The same type of data used by the NSA to track terrorists can be used by public health researchers to combat the spread of diseases.
"Big data" has become quite the buzzword this year, especially after reports surfaced that the National Security Agency (NSA) has collected and stored individuals' phone records and Internet browsing histories, opening the debate about what should (and shouldn’t) be done with all of that information. But the possibilities for these massive data sets carry far beyond the hunt for terrorists. Public health officials use the same kind of data for a similar goal: saving lives.
Researchers can now pull together huge amounts of information – think Google Trends, Twitter messages about flu symptoms, or frequency of visits to WebMD – with the aim of tracking diseases. Officials have sought after such information for decades, but the increasing availability of big data makes the hunt faster and more accurate than ever before.

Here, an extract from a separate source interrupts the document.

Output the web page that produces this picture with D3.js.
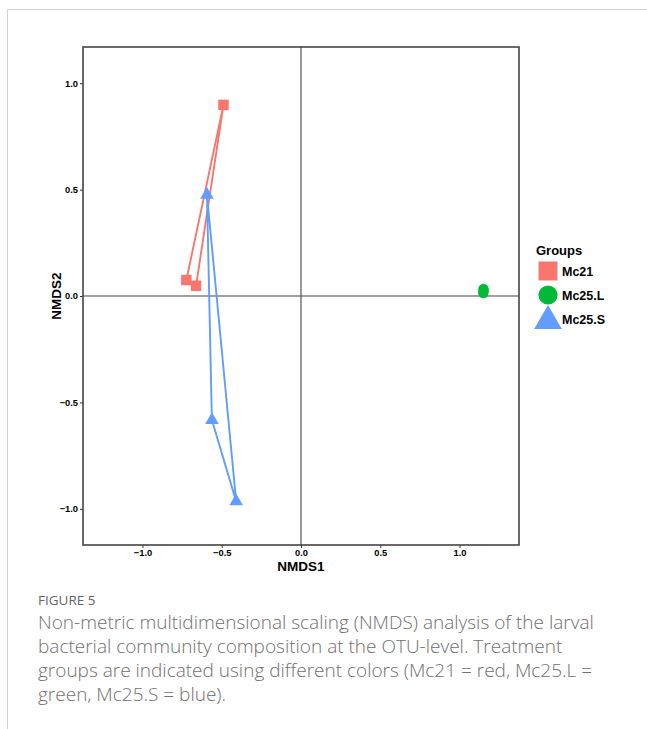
<!DOCTYPE html>
<html>
<head>
<meta charset="utf-8">
<script src="https://cdn.jsdelivr.net/npm/d3@7"></script>
<style>
  body { margin: 0; background: #fff; }
  svg { display: block; }
</style>
</head>
<body>
<div id="chart"></div>
<script>
// NMDS scores, one entry per sample
var groups      = ["Mc21", "Mc25.L", "Mc25.S"];
var colors      = ["#F8766D", "#00BA38", "#619CFF"];
var sampleGroup = ["Mc21", "Mc21", "Mc21", "Mc25.L", "Mc25.L", "Mc25.L", "Mc25.S", "Mc25.S", "Mc25.S"];
var nmds1       = [-0.489, -0.723, -0.662, 1.151, 1.150, 1.152, -0.593, -0.562, -0.409];
var nmds2       = [0.898, 0.075, 0.048, 0.033, 0.014, 0.024, 0.475, -0.583, -0.965];
var tickValues  = [-1.0, -0.5, 0.0, 0.5, 1.0];

var captionTitle = "FIGURE 5";
var captionLines = [
    "Non-metric multidimensional scaling (NMDS) analysis of the larval",
    "bacterial community composition at the OTU-level. Treatment",
    "groups are indicated using different colors (Mc21 = red, Mc25.L =",
    "green, Mc25.S = blue)."
];

var W = 647, H = 729;
var panel = {left: 83, right: 519, top: 47, bottom: 545};

var svg = d3.select("#chart").append("svg").attr("width", W).attr("height", H);

// card frame
svg.append("line").attr("x1", 7.5).attr("x2", W).attr("y1", 9.5).attr("y2", 9.5)
    .attr("stroke", "#d0d0d0").attr("stroke-width", 1);
svg.append("line").attr("x1", 7.5).attr("x2", 7.5).attr("y1", 9.5).attr("y2", H)
    .attr("stroke", "#d0d0d0").attr("stroke-width", 1);

var x = d3.scaleLinear().domain([-1.375, 1.375]).range([panel.left, panel.right]);
var y = d3.scaleLinear().domain([-1.17, 1.17]).range([panel.bottom, panel.top]);
var color = d3.scaleOrdinal().domain(groups).range(colors);

var samples = sampleGroup.map(function(g, i) { return {group: g, x: nmds1[i], y: nmds2[i]}; });

// zero lines
svg.append("line").attr("x1", x(0)).attr("x2", x(0)).attr("y1", panel.top).attr("y2", panel.bottom)
    .attr("stroke", "#444").attr("stroke-width", 1.1);
svg.append("line").attr("x1", panel.left).attr("x2", panel.right).attr("y1", y(0)).attr("y2", y(0))
    .attr("stroke", "#444").attr("stroke-width", 1.1);

// axes
var fmt = d3.format(".1f");
var xAxis = svg.append("g").attr("transform", "translate(0," + panel.bottom + ")")
    .call(d3.axisBottom(x).tickValues(tickValues).tickFormat(fmt).tickSize(3).tickPadding(1.5));
var yAxis = svg.append("g").attr("transform", "translate(" + panel.left + ",0)")
    .call(d3.axisLeft(y).tickValues(tickValues).tickFormat(fmt).tickSize(3).tickPadding(2));
[xAxis, yAxis].forEach(function(a) {
    a.select(".domain").remove();
    a.selectAll(".tick line").attr("stroke", "#333");
    a.selectAll(".tick text").attr("fill", "#000").attr("font-family", "Liberation Sans, Arial, sans-serif")
        .attr("font-size", 9.3).attr("font-weight", "bold");
});

// hulls per group
var hull = svg.append("g");
groups.forEach(function(g) {
    var pts = samples.filter(function(d) { return d.group === g; })
        .map(function(d) { return [x(d.x), y(d.y)]; });
    var h = d3.polygonHull(pts) || pts;
    hull.append("path")
        .attr("d", d3.line()(h) + "Z")
        .attr("fill", "none").attr("stroke", color(g)).attr("stroke-width", 1.9)
        .attr("stroke-linejoin", "round");
});

// points
var symbolOf = {"Mc21": d3.symbolSquare, "Mc25.L": d3.symbolCircle, "Mc25.S": d3.symbolTriangle};
var sizeOf = {"Mc21": 110, "Mc25.L": 85, "Mc25.S": 80};
svg.append("g").selectAll("path").data(samples).join("path")
    .attr("transform", function(d) { return "translate(" + x(d.x) + "," + y(d.y) + ")"; })
    .attr("d", function(d) { return d3.symbol().type(symbolOf[d.group]).size(sizeOf[d.group])(); })
    .attr("fill", function(d) { return color(d.group); });

// panel border
svg.append("rect").attr("x", panel.left).attr("y", panel.top)
    .attr("width", panel.right - panel.left).attr("height", panel.bottom - panel.top)
    .attr("fill", "none").attr("stroke", "#444").attr("stroke-width", 1.6);

// axis titles
svg.append("text").attr("x", (panel.left + panel.right) / 2).attr("y", 571)
    .attr("text-anchor", "middle").attr("font-family", "Liberation Sans, Arial, sans-serif")
    .attr("font-size", 13.5).attr("font-weight", "bold").text("NMDS1");
svg.append("text").attr("transform", "translate(61," + (panel.top + panel.bottom) / 2 + ") rotate(-90)")
    .attr("text-anchor", "middle").attr("font-family", "Liberation Sans, Arial, sans-serif")
    .attr("font-size", 13.5).attr("font-weight", "bold").text("NMDS2");

// legend
var legend = svg.append("g").attr("font-family", "Liberation Sans, Arial, sans-serif").attr("font-weight", "bold");
legend.append("text").attr("x", 536).attr("y", 255).attr("font-size", 13).text("Groups");
var keyBig = {"Mc21": 360, "Mc25.L": 290, "Mc25.S": 330};
groups.forEach(function(g, i) {
    var cy = 271 + i * 24;
    legend.append("path")
        .attr("transform", "translate(548," + (cy + (g === "Mc25.S" ? 2 : 0)) + ")")
        .attr("d", d3.symbol().type(symbolOf[g]).size(keyBig[g])())
        .attr("fill", color(g));
    legend.append("text").attr("x", 562).attr("y", cy + 4.5).attr("font-size", 12.5).text(g);
});

// caption
svg.append("text").attr("x", 38).attr("y", 605)
    .attr("font-family", "Open Sans, sans-serif").attr("font-size", 13.5)
    .attr("fill", "#666").text(captionTitle);
svg.append("g").selectAll("text").data(captionLines).join("text")
    .attr("x", 38).attr("y", function(d, i) { return 629 + i * 24; })
    .attr("font-family", "Open Sans, sans-serif").attr("font-size", 19).attr("font-weight", 300)
    .attr("fill", "#707070").text(function(d) { return d; });
</script>
</body>
</html>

In the United States, researchers at Johns Hopkins University have been working on ways to track the flu by aggregating tweets. The program TwitterHose allows anyone to download about 1 percent of the tweets made in an hour, selected at random, giving researcher a nice cross section of Twitter users. Paid helpers sift through the tweets, flagging any that mention getting the flu or feeling flu-like symptoms. Researches then use location data to figure out where individual Twitter-users are reporting being sick. When matched with the Center for Disease Control statistics on flu outbreak – which usually run about two weeks behind real-time – the Johns Hopkins team found that they were able to accurately predict the CDC reports well before they were released.